### Aim of the exercise:
Copy out the whole listing exactly as written, leaving the pictures behind.

### Given information:
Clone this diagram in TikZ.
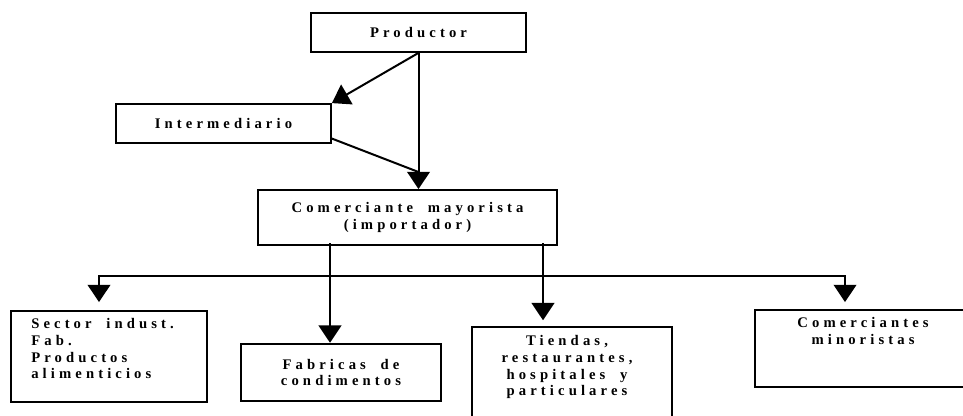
\documentclass[tikz,border=0pt]{standalone}
\usepackage{fontspec}
\setmainfont{Liberation Serif}
\newfontfamily\boxfont[LetterSpace=28,WordSpace=1.9,BoldFont={Liberation Serif Bold}]{Liberation Serif}
\usetikzlibrary{positioning, arrows.meta}

\begin{document}
\begin{tikzpicture}[x=0.75pt, y=-0.75pt,
        box/.style={rectangle, draw, line width=1.6pt, inner sep=0pt, align=center, font=\boxfont\bfseries\fontsize{11}{12.6}\selectfont},
        boxtext/.style={inner sep=0pt, font=\boxfont\bfseries\fontsize{11}{12.6}\selectfont},
        link/.style={line width=1.5pt},
        arr/.style={link, -{Triangle[length=13pt, width=17pt]}}]
      \useasboundingbox (0,0) rectangle (963,415);
      % Upper chain
      \node[box, minimum width=161pt, minimum height=29pt] (prod) at (418.5,32.5) {Productor};
      \node[box, minimum width=161pt, minimum height=29pt] (inter) at (223.5,123.5) {Intermediario};
      \node[box, minimum width=224pt, minimum height=41pt] (mayor) at (407.5,217.5) {Comerciante mayorista\\(importador)};
      
      % Lower boxes
      \node[box, minimum width=147pt, minimum height=68pt] (sector) at (109,356.5) {};
      \node[box, minimum width=150pt, minimum height=43pt] (fab) at (341,372.5) {Fabricas de\\condimentos};
      \node[box, minimum width=150pt, minimum height=89pt] (tiendas) at (572,386) {};
      \node[box, minimum width=165pt, minimum height=58pt] (minor) at (865,348.5) {};
      \node[boxtext, align=left, anchor=north west] (sectortxt) at (31,318) {Sector indust.\\Fab.\\Productos\\alimenticios};
      \node[boxtext, align=center, anchor=north] (tiendastxt) at (567,335) {Tiendas,\\restaurantes,\\hospitales y\\particulares};
      \node[boxtext, align=center, anchor=north] (minortxt) at (863,317) {Comerciantes\\minoristas};
      
      \coordinate (join) at (418.5,172);
      \coordinate (busL) at (99,276);
      \coordinate (busR) at (845,276);
      \coordinate (mL) at (330,243);
      \coordinate (mR) at (543,243);
      
      \draw[arr] (prod.south) -- (prod.south |- mayor.north);
      \draw[arr] (prod.south) -- (inter.north east);
      \draw[link] ([yshift=4pt]inter.south east) -- (join);
      
      % Distribution
      \draw[arr, shorten >=6pt] (busR) -- (busL) -- (busL |- sector.north);
      \draw[arr, shorten >=5pt] (busL) -- (busR) -- (busR |- minor.north);
      \draw[arr] (mL) -- (mL |- fab.north);
      \draw[arr, shorten >=4pt] (mR) -- (mR |- tiendas.north);
    \end{tikzpicture}
\end{document}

### Response to the task:
Clone this diagram in TikZ.
\documentclass[tikz,border=0pt]{standalone}
\usepackage{fontspec}
\setmainfont{Liberation Serif}
\newfontfamily\boxfont[LetterSpace=28,WordSpace=1.9,BoldFont={Liberation Serif Bold}]{Liberation Serif}
\usetikzlibrary{positioning, arrows.meta}

\begin{document}
\begin{tikzpicture}[x=0.75pt, y=-0.75pt,
        box/.style={rectangle, draw, line width=1.6pt, inner sep=0pt, align=center, font=\boxfont\bfseries\fontsize{11}{12.6}\selectfont},
        boxtext/.style={inner sep=0pt, font=\boxfont\bfseries\fontsize{11}{12.6}\selectfont},
        link/.style={line width=1.5pt},
        arr/.style={link, -{Triangle[length=13pt, width=17pt]}}]
      \useasboundingbox (0,0) rectangle (963,415);
      % Upper chain
      \node[box, minimum width=161pt, minimum height=29pt] (prod) at (418.5,32.5) {Productor};
      \node[box, minimum width=161pt, minimum height=29pt] (inter) at (223.5,123.5) {Intermediario};
      \node[box, minimum width=224pt, minimum height=41pt] (mayor) at (407.5,217.5) {Comerciante mayorista\\(importador)};
      
      % Lower boxes
      \node[box, minimum width=147pt, minimum height=68pt] (sector) at (109,356.5) {};
      \node[box, minimum width=150pt, minimum height=43pt] (fab) at (341,372.5) {Fabricas de\\condimentos};
      \node[box, minimum width=150pt, minimum height=89pt] (tiendas) at (572,386) {};
      \node[box, minimum width=165pt, minimum height=58pt] (minor) at (865,348.5) {};
      \node[boxtext, align=left, anchor=north west] (sectortxt) at (31,318) {Sector indust.\\Fab.\\Productos\\alimenticios};
      \node[boxtext, align=center, anchor=north] (tiendastxt) at (567,335) {Tiendas,\\restaurantes,\\hospitales y\\particulares};
      \node[boxtext, align=center, anchor=north] (minortxt) at (863,317) {Comerciantes\\minoristas};
      
      \coordinate (join) at (418.5,172);
      \coordinate (busL) at (99,276);
      \coordinate (busR) at (845,276);
      \coordinate (mL) at (330,243);
      \coordinate (mR) at (543,243);
      
      \draw[arr] (prod.south) -- (prod.south |- mayor.north);
      \draw[arr] (prod.south) -- (inter.north east);
      \draw[link] ([yshift=4pt]inter.south east) -- (join);
      
      % Distribution
      \draw[arr, shorten >=6pt] (busR) -- (busL) -- (busL |- sector.north);
      \draw[arr, shorten >=5pt] (busL) -- (busR) -- (busR |- minor.north);
      \draw[arr] (mL) -- (mL |- fab.north);
      \draw[arr, shorten >=4pt] (mR) -- (mR |- tiendas.north);
    \end{tikzpicture}
\end{document}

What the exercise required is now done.